I just read with interest Jeff Wise's piece entitled, "How Panic Doomed Air France Flight 447." Jeff Wise spent time studying the tragic scenario and suggests the inability to mentally function in panic helped cause the crash. The piece immediately connected me to my own experience outlined in the post "horrific fire as a child" and the excellent work of the Third Man Factor.
Jeff states in the article, "As the severity of their predicament became more and more apparent, the pilots were unable to reason through the cause of their situation. Despite boldfaced clues to the nature of their problem-including a stall warning alarm that blared 76 times- they were simply baffled. As Robert puts it, " after the captain had hurried back to the cockpit, "we totally lost control of the plane. We don't understand it at all. We've tried everything." Wise goes on to say, "Psychologists who study performance under pressure are well aware of the phenomena of "brain-freeze", the inability of the human mind to engage in complex reasoning in the grip of intense fear. It appears that the arousal of the amygdala causes a partial shutdown of the frontal cortex, so that it becomes possible to engage only in instinctive or well learned behaviour."
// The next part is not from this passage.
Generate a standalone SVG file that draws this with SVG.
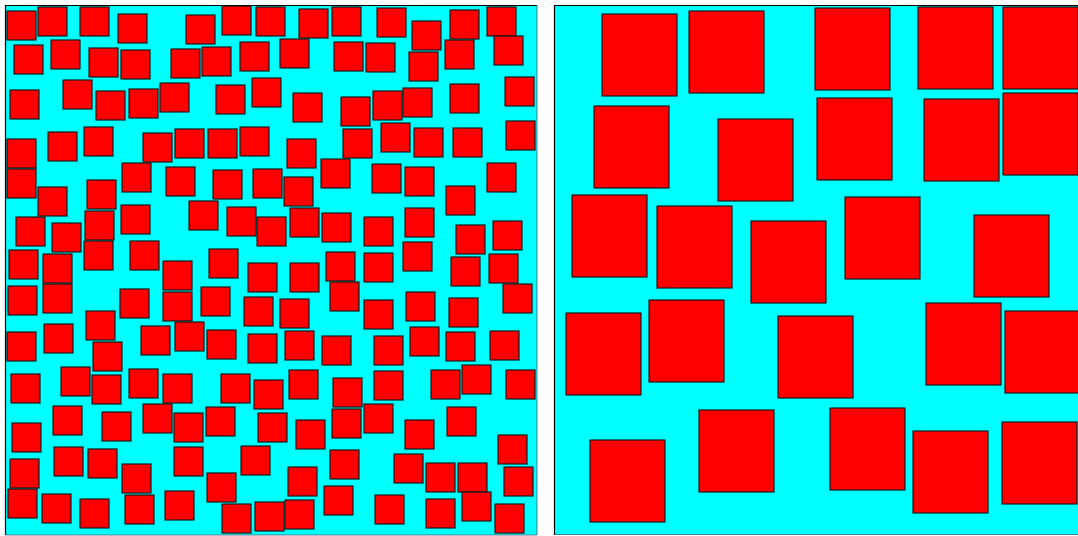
<svg xmlns="http://www.w3.org/2000/svg" width="1078" height="536" viewBox="0 0 1078 536">
<style>
.bg{fill:#00ffff;stroke:none}
.sq{fill:#ff0000;stroke:#1a1a1a;stroke-width:1.2}
.edge{stroke:#000;stroke-width:1.2;fill:none}
.edge2{stroke:#557;stroke-width:0.8;fill:none}
</style>
<defs>
<rect id="s" width="29" height="29" class="sq"/>
<rect id="b" width="75" height="82" class="sq"/>
</defs>
<rect x="0" y="0" width="1078" height="536" fill="#ffffff"/>
<g id="left-panel">
<rect class="bg" x="5" y="5" width="532" height="530"/>
<g id="left-squares">
<use href="#s" x="7" y="11"/><use href="#s" x="38" y="7"/><use href="#s" x="80" y="7"/><use href="#s" x="118" y="14"/><use href="#s" x="186" y="15"/><use href="#s" x="222" y="6"/><use href="#s" x="256" y="7"/>
<use href="#s" x="14" y="45"/><use href="#s" x="51" y="40"/><use href="#s" x="89" y="48"/><use href="#s" x="121" y="50"/><use href="#s" x="171" y="49"/><use href="#s" x="202" y="47"/><use href="#s" x="240" y="42"/>
<use href="#s" x="10" y="90"/><use href="#s" x="63" y="80"/><use href="#s" x="96" y="91"/><use href="#s" x="129" y="89"/><use href="#s" x="160" y="83"/><use href="#s" x="216" y="85"/><use href="#s" x="252" y="78"/>
<use href="#s" x="7" y="139"/><use href="#s" x="48" y="132"/><use href="#s" x="84" y="127"/><use href="#s" x="143" y="133"/><use href="#s" x="175" y="129"/><use href="#s" x="208" y="129"/><use href="#s" x="240" y="127"/>
<use href="#s" x="7" y="169"/><use href="#s" x="122" y="163"/><use href="#s" x="166" y="167"/><use href="#s" x="213" y="170"/><use href="#s" x="253" y="169"/>
<use href="#s" x="299" y="9"/><use href="#s" x="332" y="7"/><use href="#s" x="377" y="8"/><use href="#s" x="412" y="21"/><use href="#s" x="450" y="10"/><use href="#s" x="487" y="7"/>
<use href="#s" x="280" y="39"/><use href="#s" x="334" y="42"/><use href="#s" x="366" y="43"/><use href="#s" x="409" y="52"/><use href="#s" x="445" y="40"/><use href="#s" x="494" y="36"/>
<use href="#s" x="293" y="93"/><use href="#s" x="341" y="97"/><use href="#s" x="373" y="91"/><use href="#s" x="403" y="88"/><use href="#s" x="450" y="84"/><use href="#s" x="505" y="77"/>
<use href="#s" x="287" y="139"/><use href="#s" x="343" y="129"/><use href="#s" x="381" y="123"/><use href="#s" x="414" y="128"/><use href="#s" x="453" y="128"/><use href="#s" x="506" y="121"/>
<use href="#s" x="284" y="177"/><use href="#s" x="321" y="159"/><use href="#s" x="372" y="164"/><use href="#s" x="405" y="167"/><use href="#s" x="487" y="163"/>
<use href="#s" x="38" y="187"/><use href="#s" x="87" y="180"/>
<use href="#s" x="16" y="217"/><use href="#s" x="52" y="223"/><use href="#s" x="85" y="211"/><use href="#s" x="121" y="205"/><use href="#s" x="189" y="201"/><use href="#s" x="227" y="207"/><use href="#s" x="257" y="217"/>
<use href="#s" x="9" y="250"/><use href="#s" x="43" y="254"/><use href="#s" x="84" y="241"/><use href="#s" x="130" y="241"/><use href="#s" x="163" y="261"/><use href="#s" x="209" y="249"/><use href="#s" x="248" y="263"/>
<use href="#s" x="8" y="286"/><use href="#s" x="43" y="284"/><use href="#s" x="120" y="289"/><use href="#s" x="163" y="292"/><use href="#s" x="201" y="287"/><use href="#s" x="244" y="297"/>
<use href="#s" x="7" y="332"/><use href="#s" x="44" y="324"/><use href="#s" x="86" y="311"/><use href="#s" x="93" y="342"/><use href="#s" x="141" y="326"/><use href="#s" x="175" y="322"/><use href="#s" x="207" y="330"/><use href="#s" x="248" y="334"/>
<use href="#s" x="446" y="186"/>
<use href="#s" x="290" y="208"/><use href="#s" x="322" y="213"/><use href="#s" x="364" y="217"/><use href="#s" x="405" y="208"/><use href="#s" x="456" y="225"/><use href="#s" x="493" y="221"/>
<use href="#s" x="290" y="263"/><use href="#s" x="326" y="252"/><use href="#s" x="364" y="253"/><use href="#s" x="403" y="242"/><use href="#s" x="451" y="257"/><use href="#s" x="489" y="254"/>
<use href="#s" x="280" y="299"/><use href="#s" x="330" y="282"/><use href="#s" x="364" y="300"/><use href="#s" x="406" y="292"/><use href="#s" x="449" y="298"/><use href="#s" x="503" y="284"/>
<use href="#s" x="285" y="331"/><use href="#s" x="322" y="336"/><use href="#s" x="374" y="336"/><use href="#s" x="410" y="327"/><use href="#s" x="446" y="332"/><use href="#s" x="490" y="331"/>
<use href="#s" x="11" y="374"/><use href="#s" x="61" y="367"/><use href="#s" x="92" y="375"/><use href="#s" x="129" y="369"/><use href="#s" x="163" y="374"/><use href="#s" x="221" y="374"/><use href="#s" x="254" y="380"/>
<use href="#s" x="53" y="406"/><use href="#s" x="12" y="423"/><use href="#s" x="102" y="412"/><use href="#s" x="143" y="404"/><use href="#s" x="174" y="413"/><use href="#s" x="206" y="407"/><use href="#s" x="258" y="413"/>
<use href="#s" x="54" y="447"/><use href="#s" x="88" y="449"/><use href="#s" x="10" y="459"/><use href="#s" x="122" y="464"/><use href="#s" x="174" y="447"/><use href="#s" x="241" y="446"/><use href="#s" x="207" y="473"/>
<use href="#s" x="8" y="489"/><use href="#s" x="42" y="494"/><use href="#s" x="80" y="499"/><use href="#s" x="125" y="495"/><use href="#s" x="165" y="491"/><use href="#s" x="222" y="504"/><use href="#s" x="255" y="502"/>
<use href="#s" x="289" y="370"/><use href="#s" x="333" y="378"/><use href="#s" x="374" y="371"/><use href="#s" x="431" y="370"/><use href="#s" x="462" y="365"/><use href="#s" x="506" y="370"/>
<use href="#s" x="296" y="420"/><use href="#s" x="332" y="409"/><use href="#s" x="364" y="404"/><use href="#s" x="405" y="420"/><use href="#s" x="447" y="407"/><use href="#s" x="498" y="435"/>
<use href="#s" x="330" y="450"/><use href="#s" x="288" y="467"/><use href="#s" x="394" y="454"/><use href="#s" x="426" y="463"/><use href="#s" x="458" y="463"/><use href="#s" x="504" y="467"/>
<use href="#s" x="324" y="486"/><use href="#s" x="285" y="500"/><use href="#s" x="375" y="495"/><use href="#s" x="426" y="499"/><use href="#s" x="462" y="492"/><use href="#s" x="495" y="504"/>
</g>
<path class="edge" d="M5.5,535 V5.5 H537"/>
<path class="edge2" d="M537,5.5 V535 H5.5"/>
</g>
<g id="right-panel">
<rect class="bg" x="554" y="5" width="524" height="530"/>
<g id="right-squares">
<use href="#b" x="602" y="14"/><use href="#b" x="689" y="11"/><use href="#b" x="815" y="8"/><use href="#b" x="918" y="7"/><use href="#b" x="1003" y="7"/>
<use href="#b" x="594" y="106"/><use href="#b" x="718" y="119"/><use href="#b" x="817" y="98"/><use href="#b" x="924" y="99"/><use href="#b" x="1003" y="93"/>
<use href="#b" x="572" y="195"/><use href="#b" x="657" y="206"/><use href="#b" x="751" y="221"/><use href="#b" x="845" y="197"/><use href="#b" x="974" y="215"/>
<use href="#b" x="566" y="313"/><use href="#b" x="649" y="300"/><use href="#b" x="778" y="316"/><use href="#b" x="926" y="303"/><use href="#b" x="1005" y="311"/>
<use href="#b" x="590" y="440"/><use href="#b" x="699" y="410"/><use href="#b" x="830" y="408"/><use href="#b" x="913" y="431"/><use href="#b" x="1002" y="422"/>
</g>
<path class="edge" d="M554.5,535 V5.5 H1078"/>
<path class="edge2" d="M554.5,534.5 H1078"/>
</g>
</svg>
The experience of the pilots in the grip of panic seemed to shut down their thinking according to the article, rather than awaken it. They were unable to realize even the most simple of problems which turned out to be that one of the pilots had the stick pulled back the whole time. Their thinking was closing off, leaving only "instinctive and well learned behaviour' in its wake.
This is what is interesting to Third Man readers. Third Man experiences highlight a companion or presence that gives them fresh and vital information leading to survival. Yet, these researchers suggest that this would go counter to what the brain is actually in the process of doing. It cannot handle complex reasoning, as information leading to eventual survival must entail.
We, as Third Man readers, seem to fall into a few camps. There is the camp that suggests the brain somehow rallies, creates a companion, and give the perfect way out of the situation. It is all chemicals and pathways. And then there are those that believe Third Man episodes are indeed what they appear to be, supernatural or mystical encounters. The article makes me wonder. If the brain shuts down allowing for only instinctive and well learned behaviour, as the article suggests, where is the fresh and intuitively correct information leading to survival really coming from?
The take away for me is that there is something more than chemicals at work.